> **Problem to work on**: Omit all pictures and transcribe only the lines in the entries below that run from the line with "Write the TikZ code for this diagram." through the line with "minimum height=191pt, anchor=north".

> **Data lines**:
=======

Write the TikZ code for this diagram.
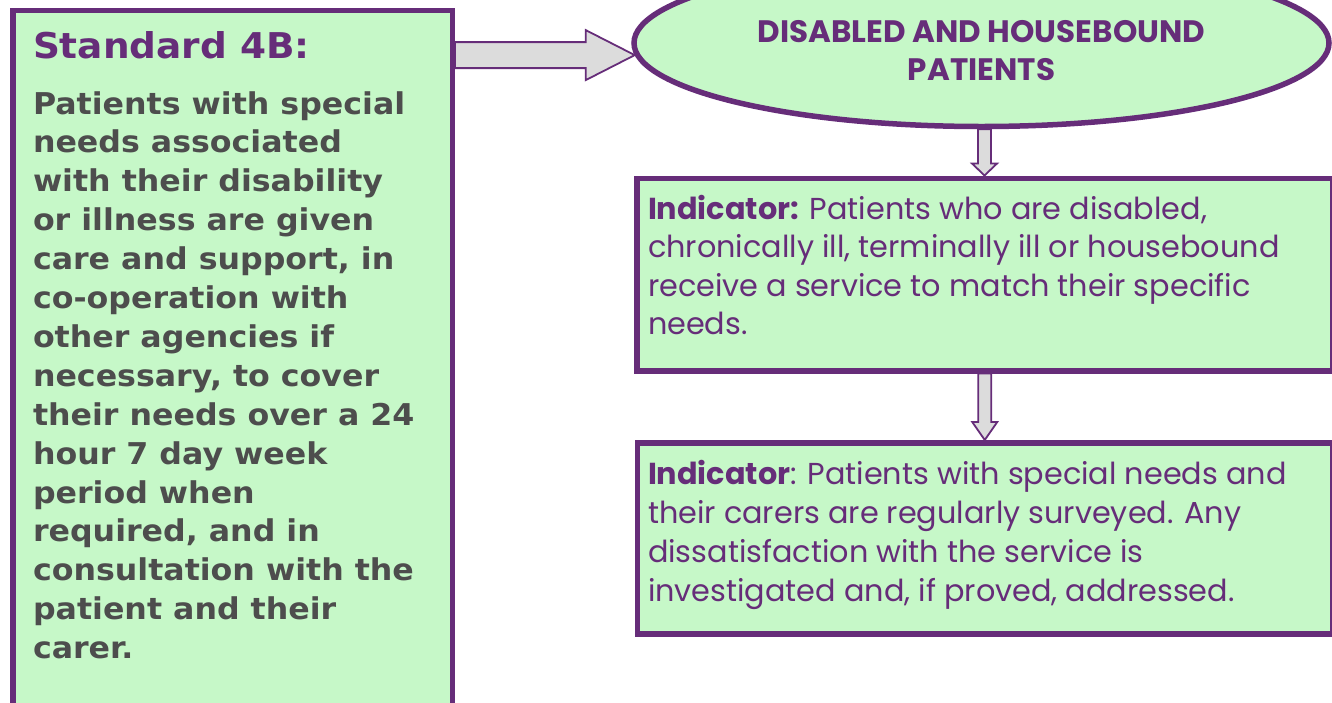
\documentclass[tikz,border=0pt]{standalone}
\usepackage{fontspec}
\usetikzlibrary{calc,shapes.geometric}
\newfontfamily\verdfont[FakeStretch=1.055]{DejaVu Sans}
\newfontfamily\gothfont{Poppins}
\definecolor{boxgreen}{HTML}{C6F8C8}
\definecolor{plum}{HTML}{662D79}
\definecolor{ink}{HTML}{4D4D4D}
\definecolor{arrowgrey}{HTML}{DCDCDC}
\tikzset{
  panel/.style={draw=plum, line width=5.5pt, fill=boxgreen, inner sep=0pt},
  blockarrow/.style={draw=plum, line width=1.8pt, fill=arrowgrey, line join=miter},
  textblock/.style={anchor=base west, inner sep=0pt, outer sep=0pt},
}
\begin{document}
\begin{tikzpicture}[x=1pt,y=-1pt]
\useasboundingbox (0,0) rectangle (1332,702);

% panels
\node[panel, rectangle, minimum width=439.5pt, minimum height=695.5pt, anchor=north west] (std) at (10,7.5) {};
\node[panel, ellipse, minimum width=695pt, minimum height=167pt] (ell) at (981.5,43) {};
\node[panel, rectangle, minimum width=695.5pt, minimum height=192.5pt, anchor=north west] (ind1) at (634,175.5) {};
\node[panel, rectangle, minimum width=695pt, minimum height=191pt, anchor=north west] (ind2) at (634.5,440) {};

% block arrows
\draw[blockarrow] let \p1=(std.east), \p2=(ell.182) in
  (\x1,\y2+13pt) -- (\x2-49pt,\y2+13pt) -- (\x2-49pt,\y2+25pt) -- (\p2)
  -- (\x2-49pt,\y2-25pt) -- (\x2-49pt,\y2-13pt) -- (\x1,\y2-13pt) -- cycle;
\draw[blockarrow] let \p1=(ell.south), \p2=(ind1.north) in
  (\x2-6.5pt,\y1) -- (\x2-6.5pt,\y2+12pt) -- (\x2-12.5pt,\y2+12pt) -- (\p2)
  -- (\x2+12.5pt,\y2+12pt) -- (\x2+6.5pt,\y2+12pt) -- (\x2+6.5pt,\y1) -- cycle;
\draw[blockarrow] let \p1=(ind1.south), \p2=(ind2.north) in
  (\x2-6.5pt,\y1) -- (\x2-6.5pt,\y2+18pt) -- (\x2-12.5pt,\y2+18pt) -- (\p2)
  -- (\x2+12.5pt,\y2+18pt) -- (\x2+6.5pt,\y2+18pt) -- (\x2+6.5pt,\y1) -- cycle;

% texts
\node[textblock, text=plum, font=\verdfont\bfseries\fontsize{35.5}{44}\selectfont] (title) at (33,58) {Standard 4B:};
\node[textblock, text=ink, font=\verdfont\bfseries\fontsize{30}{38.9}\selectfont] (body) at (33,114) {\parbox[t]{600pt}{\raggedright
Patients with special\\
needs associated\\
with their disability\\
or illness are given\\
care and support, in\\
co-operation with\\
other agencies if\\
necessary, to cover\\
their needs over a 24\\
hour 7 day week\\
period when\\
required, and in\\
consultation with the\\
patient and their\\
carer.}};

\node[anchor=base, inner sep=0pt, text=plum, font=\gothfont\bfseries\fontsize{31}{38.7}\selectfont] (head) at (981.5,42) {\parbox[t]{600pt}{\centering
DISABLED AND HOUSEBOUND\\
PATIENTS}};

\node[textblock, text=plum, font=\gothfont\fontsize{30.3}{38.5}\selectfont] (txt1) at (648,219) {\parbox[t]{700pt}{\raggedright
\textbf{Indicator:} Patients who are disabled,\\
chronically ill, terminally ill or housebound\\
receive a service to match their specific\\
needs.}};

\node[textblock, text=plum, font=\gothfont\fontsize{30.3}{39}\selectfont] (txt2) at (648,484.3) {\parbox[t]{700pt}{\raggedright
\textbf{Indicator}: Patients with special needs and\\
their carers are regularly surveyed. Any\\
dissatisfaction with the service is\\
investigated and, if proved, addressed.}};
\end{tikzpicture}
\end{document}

=======

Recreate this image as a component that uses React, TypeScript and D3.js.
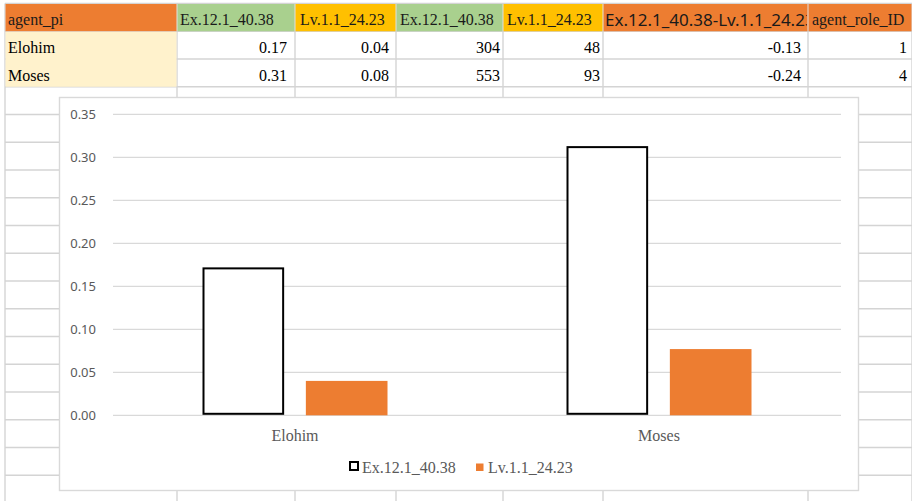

=======

> **The answer**:
Write the TikZ code for this diagram.
\documentclass[tikz,border=0pt]{standalone}
\usepackage{fontspec}
\usetikzlibrary{calc,shapes.geometric}
\newfontfamily\verdfont[FakeStretch=1.055]{DejaVu Sans}
\newfontfamily\gothfont{Poppins}
\definecolor{boxgreen}{HTML}{C6F8C8}
\definecolor{plum}{HTML}{662D79}
\definecolor{ink}{HTML}{4D4D4D}
\definecolor{arrowgrey}{HTML}{DCDCDC}
\tikzset{
  panel/.style={draw=plum, line width=5.5pt, fill=boxgreen, inner sep=0pt},
  blockarrow/.style={draw=plum, line width=1.8pt, fill=arrowgrey, line join=miter},
  textblock/.style={anchor=base west, inner sep=0pt, outer sep=0pt},
}
\begin{document}
\begin{tikzpicture}[x=1pt,y=-1pt]
\useasboundingbox (0,0) rectangle (1332,702);

% panels
\node[panel, rectangle, minimum width=439.5pt, minimum height=695.5pt, anchor=north west] (std) at (10,7.5) {};
\node[panel, ellipse, minimum width=695pt, minimum height=167pt] (ell) at (981.5,43) {};
\node[panel, rectangle, minimum width=695.5pt, minimum height=192.5pt, anchor=north west] (ind1) at (634,175.5) {};
\node[panel, rectangle, minimum width=695pt, minimum height=191pt, anchor=north west] (ind2) at (634.5,440) {};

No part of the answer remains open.